GIVEN REQUEST
Give back every line exactly as it appears, pictures excluded.
____________________
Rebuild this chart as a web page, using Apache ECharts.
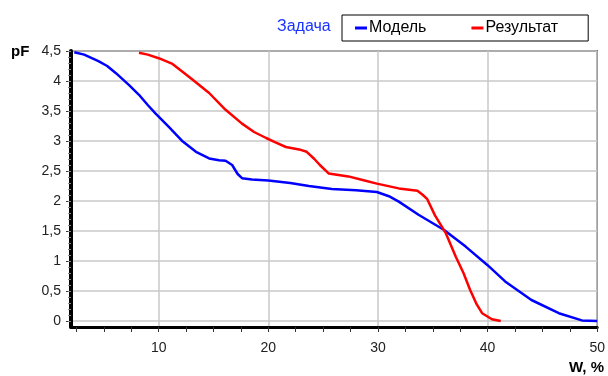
<!DOCTYPE html>
<html>
<head>
<meta charset="utf-8">
<script src="https://cdn.jsdelivr.net/npm/echarts@6/dist/echarts.min.js"></script>
<style>
  html, body { margin: 0; padding: 0; background: #fff; }
  #chart { width: 608px; height: 376px; }
</style>
</head>
<body>
<div id="chart"></div>
<script>
// data
const modelW = [2.3, 3.2, 4.5, 5.3, 6.1, 7.3, 8.2, 9.0, 9.7, 10.9, 12.2, 13.4, 14.6, 15.5, 16.1, 16.7, 17.2, 17.6, 18.5, 20.0, 22.0, 23.7, 25.8, 28.0, 29.9, 31.0, 31.9, 33.7, 36.0, 38.0, 40.0, 41.6, 44.0, 46.5, 48.6, 50.0];
const modelPF = [4.48, 4.44, 4.33, 4.25, 4.13, 3.93, 3.77, 3.6, 3.46, 3.24, 2.99, 2.82, 2.71, 2.68, 2.67, 2.6, 2.45, 2.38, 2.36, 2.34, 2.3, 2.25, 2.2, 2.18, 2.15, 2.08, 1.99, 1.77, 1.52, 1.24, 0.93, 0.66, 0.35, 0.13, 0.01, 0.0];
const resultW = [8.2, 9.0, 10.0, 11.2, 12.2, 13.1, 14.6, 16.1, 17.6, 18.7, 19.8, 20.6, 21.6, 22.8, 23.5, 24.2, 24.7, 25.5, 27.3, 28.6, 29.9, 31.9, 33.6, 34.1, 34.5, 35.2, 36.2, 37.1, 37.8, 38.4, 39.0, 39.5, 40.4, 41.2];
const resultPF = [4.47, 4.44, 4.38, 4.29, 4.15, 4.02, 3.8, 3.52, 3.29, 3.15, 3.05, 2.98, 2.9, 2.86, 2.82, 2.7, 2.6, 2.46, 2.41, 2.35, 2.29, 2.21, 2.17, 2.1, 2.03, 1.76, 1.46, 1.07, 0.8, 0.52, 0.28, 0.13, 0.03, 0.0];

const xLabels = [10, 20, 30, 40, 50];
const xTicks = [2.5, 5, 7.5, 10, 12.5, 15, 17.5, 20, 22.5, 25, 27.5, 30, 32.5, 35, 37.5, 40, 42.5, 45, 47.5, 50];
const yLabels = [0, 0.5, 1, 1.5, 2, 2.5, 3, 3.5, 4, 4.5];
const yMinor = [];
for (let i = 0; i <= 45; i++) yMinor.push(i / 10);

const font = "Liberation Sans, Arial, sans-serif";
const zip = (a, b) => a.map((v, i) => [v, b[i]]);

const chart = echarts.init(document.getElementById("chart"));
chart.setOption({
  animation: false,
  textStyle: { fontFamily: font },
  title: {
    text: "Задача",
    left: 277,
    top: 19,
    padding: 0,
    textStyle: { color: "#1a33ff", fontSize: 16, fontWeight: "normal", fontFamily: font },
  },
  legend: {
    left: 342,
    top: 15,
    padding: [5, 30, 5, 13],
    itemGap: 45,
    itemWidth: 12,
    itemHeight: 3,
    icon: "rect",
    borderColor: "#000",
    borderWidth: 1,
    textStyle: { color: "#000", fontSize: 16, fontFamily: font, padding: [0, 0, 0, -3] },
    data: ["Модель", "Результат"],
  },
  graphic: [
    { type: "text", left: 11, top: 44, style: { text: "pF", font: "bold 15px " + font, fill: "#000" } },
    { type: "text", left: 569, top: 360, style: { text: "W, %", font: "bold 15px " + font, fill: "#000" } },
  ],
  grid: {
    left: 71,
    top: 51,
    right: 10,
    bottom: 49,
    show: true,
    borderColor: "#222",
    borderWidth: 1.5,
  },
  xAxis: [
    {
      type: "value",
      min: 2,
      max: 50,
      axisLine: { show: true, onZero: false, lineStyle: { color: "#000", width: 3 } },
      axisTick: { show: true, customValues: xTicks, length: 5, lineStyle: { color: "#333" } },
      axisLabel: { customValues: xLabels, color: "#222", fontSize: 14, margin: 14, fontFamily: font },
      splitLine: { show: false },
    },
    {
      type: "value",
      min: 2,
      max: 50,
      position: "bottom",
      axisLine: { show: false },
      axisTick: { show: false, customValues: [10, 20, 30, 40, 50] },
      axisLabel: { show: false },
      splitLine: { show: true, lineStyle: { color: "#c8c8c8", width: 1.5 } },
    },
  ],
  yAxis: [
    {
      type: "value",
      min: -0.1,
      max: 4.5,
      axisLine: { show: true, onZero: false, lineStyle: { color: "#000", width: 4 } },
      axisTick: { show: true, customValues: yLabels, length: 5, lineStyle: { color: "#333" } },
      axisLabel: {
        customValues: yLabels,
        color: "#222",
        fontSize: 14,
        margin: 10,
        fontFamily: font,
        formatter: (v) => String(v).replace(".", ","),
      },
      splitLine: { show: true, lineStyle: { color: "#c8c8c8", width: 1.5 } },
    },
    {
      type: "value",
      min: -0.1,
      max: 4.5,
      position: "left",
      axisLine: { show: false },
      axisTick: { show: true, customValues: yMinor, length: 3, lineStyle: { color: "#888" } },
      axisLabel: { show: false },
      splitLine: { show: false },
    },
  ],
  series: [
    {
      name: "Модель",
      type: "line",
      showSymbol: false,
      symbol: "none",
      color: "#0000ff",
      lineStyle: { width: 2.5 },
      data: zip(modelW, modelPF),
    },
    {
      name: "Результат",
      type: "line",
      showSymbol: false,
      symbol: "none",
      color: "#ff0000",
      lineStyle: { width: 2.5 },
      data: zip(resultW, resultPF),
    },
  ],
});
</script>
</body>
</html>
____________________
WRITTEN RESPONSE
Rebuild this chart as a web page, using Apache ECharts.
<!DOCTYPE html>
<html>
<head>
<meta charset="utf-8">
<script src="https://cdn.jsdelivr.net/npm/echarts@6/dist/echarts.min.js"></script>
<style>
  html, body { margin: 0; padding: 0; background: #fff; }
  #chart { width: 608px; height: 376px; }
</style>
</head>
<body>
<div id="chart"></div>
<script>
// data
const modelW = [2.3, 3.2, 4.5, 5.3, 6.1, 7.3, 8.2, 9.0, 9.7, 10.9, 12.2, 13.4, 14.6, 15.5, 16.1, 16.7, 17.2, 17.6, 18.5, 20.0, 22.0, 23.7, 25.8, 28.0, 29.9, 31.0, 31.9, 33.7, 36.0, 38.0, 40.0, 41.6, 44.0, 46.5, 48.6, 50.0];
const modelPF = [4.48, 4.44, 4.33, 4.25, 4.13, 3.93, 3.77, 3.6, 3.46, 3.24, 2.99, 2.82, 2.71, 2.68, 2.67, 2.6, 2.45, 2.38, 2.36, 2.34, 2.3, 2.25, 2.2, 2.18, 2.15, 2.08, 1.99, 1.77, 1.52, 1.24, 0.93, 0.66, 0.35, 0.13, 0.01, 0.0];
const resultW = [8.2, 9.0, 10.0, 11.2, 12.2, 13.1, 14.6, 16.1, 17.6, 18.7, 19.8, 20.6, 21.6, 22.8, 23.5, 24.2, 24.7, 25.5, 27.3, 28.6, 29.9, 31.9, 33.6, 34.1, 34.5, 35.2, 36.2, 37.1, 37.8, 38.4, 39.0, 39.5, 40.4, 41.2];
const resultPF = [4.47, 4.44, 4.38, 4.29, 4.15, 4.02, 3.8, 3.52, 3.29, 3.15, 3.05, 2.98, 2.9, 2.86, 2.82, 2.7, 2.6, 2.46, 2.41, 2.35, 2.29, 2.21, 2.17, 2.1, 2.03, 1.76, 1.46, 1.07, 0.8, 0.52, 0.28, 0.13, 0.03, 0.0];

const xLabels = [10, 20, 30, 40, 50];
const xTicks = [2.5, 5, 7.5, 10, 12.5, 15, 17.5, 20, 22.5, 25, 27.5, 30, 32.5, 35, 37.5, 40, 42.5, 45, 47.5, 50];
const yLabels = [0, 0.5, 1, 1.5, 2, 2.5, 3, 3.5, 4, 4.5];
const yMinor = [];
for (let i = 0; i <= 45; i++) yMinor.push(i / 10);

const font = "Liberation Sans, Arial, sans-serif";
const zip = (a, b) => a.map((v, i) => [v, b[i]]);

const chart = echarts.init(document.getElementById("chart"));
chart.setOption({
  animation: false,
  textStyle: { fontFamily: font },
  title: {
    text: "Задача",
    left: 277,
    top: 19,
    padding: 0,
    textStyle: { color: "#1a33ff", fontSize: 16, fontWeight: "normal", fontFamily: font },
  },
  legend: {
    left: 342,
    top: 15,
    padding: [5, 30, 5, 13],
    itemGap: 45,
    itemWidth: 12,
    itemHeight: 3,
    icon: "rect",
    borderColor: "#000",
    borderWidth: 1,
    textStyle: { color: "#000", fontSize: 16, fontFamily: font, padding: [0, 0, 0, -3] },
    data: ["Модель", "Результат"],
  },
  graphic: [
    { type: "text", left: 11, top: 44, style: { text: "pF", font: "bold 15px " + font, fill: "#000" } },
    { type: "text", left: 569, top: 360, style: { text: "W, %", font: "bold 15px " + font, fill: "#000" } },
  ],
  grid: {
    left: 71,
    top: 51,
    right: 10,
    bottom: 49,
    show: true,
    borderColor: "#222",
    borderWidth: 1.5,
  },
  xAxis: [
    {
      type: "value",
      min: 2,
      max: 50,
      axisLine: { show: true, onZero: false, lineStyle: { color: "#000", width: 3 } },
      axisTick: { show: true, customValues: xTicks, length: 5, lineStyle: { color: "#333" } },
      axisLabel: { customValues: xLabels, color: "#222", fontSize: 14, margin: 14, fontFamily: font },
      splitLine: { show: false },
    },
    {
      type: "value",
      min: 2,
      max: 50,
      position: "bottom",
      axisLine: { show: false },
      axisTick: { show: false, customValues: [10, 20, 30, 40, 50] },
      axisLabel: { show: false },
      splitLine: { show: true, lineStyle: { color: "#c8c8c8", width: 1.5 } },
    },
  ],
  yAxis: [
    {
      type: "value",
      min: -0.1,
      max: 4.5,
      axisLine: { show: true, onZero: false, lineStyle: { color: "#000", width: 4 } },
      axisTick: { show: true, customValues: yLabels, length: 5, lineStyle: { color: "#333" } },
      axisLabel: {
        customValues: yLabels,
        color: "#222",
        fontSize: 14,
        margin: 10,
        fontFamily: font,
        formatter: (v) => String(v).replace(".", ","),
      },
      splitLine: { show: true, lineStyle: { color: "#c8c8c8", width: 1.5 } },
    },
    {
      type: "value",
      min: -0.1,
      max: 4.5,
      position: "left",
      axisLine: { show: false },
      axisTick: { show: true, customValues: yMinor, length: 3, lineStyle: { color: "#888" } },
      axisLabel: { show: false },
      splitLine: { show: false },
    },
  ],
  series: [
    {
      name: "Модель",
      type: "line",
      showSymbol: false,
      symbol: "none",
      color: "#0000ff",
      lineStyle: { width: 2.5 },
      data: zip(modelW, modelPF),
    },
    {
      name: "Результат",
      type: "line",
      showSymbol: false,
      symbol: "none",
      color: "#ff0000",
      lineStyle: { width: 2.5 },
      data: zip(resultW, resultPF),
    },
  ],
});
</script>
</body>
</html>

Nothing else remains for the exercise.